On Friday, the Japanese yen depreciated to over 156 against the U.S. dollar following the decision by the Bank of Japan to maintain its benchmark interest rate.
As anticipated, the BOJ retained its benchmark policy rate at 0%-0.1% and reaffirmed its commitment to conducting bond purchases by the March decision.
In response to this announcement, the yen experienced fresh lows, touching 156.79 against the U.S. dollar during afternoon trading.
Tokyo’s headline inflation rate for April revealed a slowdown to 1.8% from March’s 2.6%. Additionally, core inflation in the capital, which excludes prices of fresh food, notably declined to 1.6% from the previous month’s 2.4%, falling short of economists’ expectations of 2.2%.
Data on inflation in Tokyo is widely regarded as a leading indicator of nationwide trends.
In the stock markets, Japan’s Nikkei 225 climbed 0.81% to close at 37,934.76, while the Topix rose 0.86%, ending at 2,686.48. Hong Kong’s Hang Seng index led gains in Asia, increasing by 2.12%, while mainland China’s CSI 300 advanced by 1.53% to 3,584.27.
South Korea’s Kospi closed up 1.05% at 2,656.33, whereas the small-cap Kosdaq saw a more modest gain of 0.42% to 856.82. However, Australia’s S&P/ASX 200 experienced a decline of 1.39%, closing at 7,575.9, weighed down by industrial and health services stocks.
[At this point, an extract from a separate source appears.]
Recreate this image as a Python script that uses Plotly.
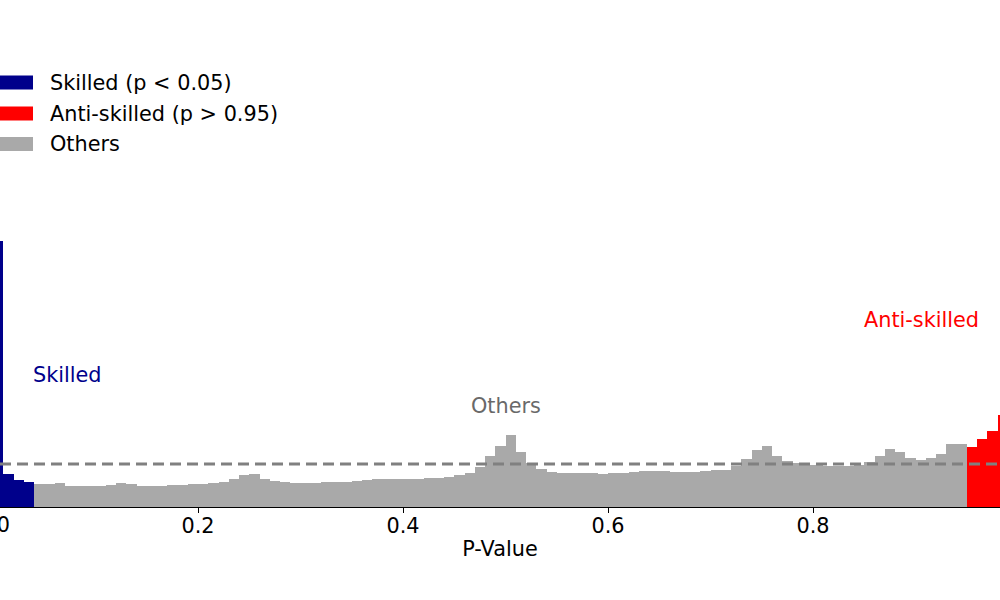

In the U.S., stocks faced a downturn following the release of data indicating a significant deceleration in economic growth alongside persistent inflation.
According to the Bureau of Economic Analysis, U.S. gross domestic product expanded by 1.6% in the first quarter, falling short of economists’ expectations of 2.4%.
Additionally, the report highlighted a notable increase in the personal consumption expenditures price index, rising at a pace of 3.4%, well above the previous quarter’s 1.8% advance.
In response, the Dow Jones Industrial Average declined by 0.98%, driven by steep losses in Caterpillar and IBM. The S&P 500 dropped by 0.46%, while the Nasdaq Composite lost 0.64%.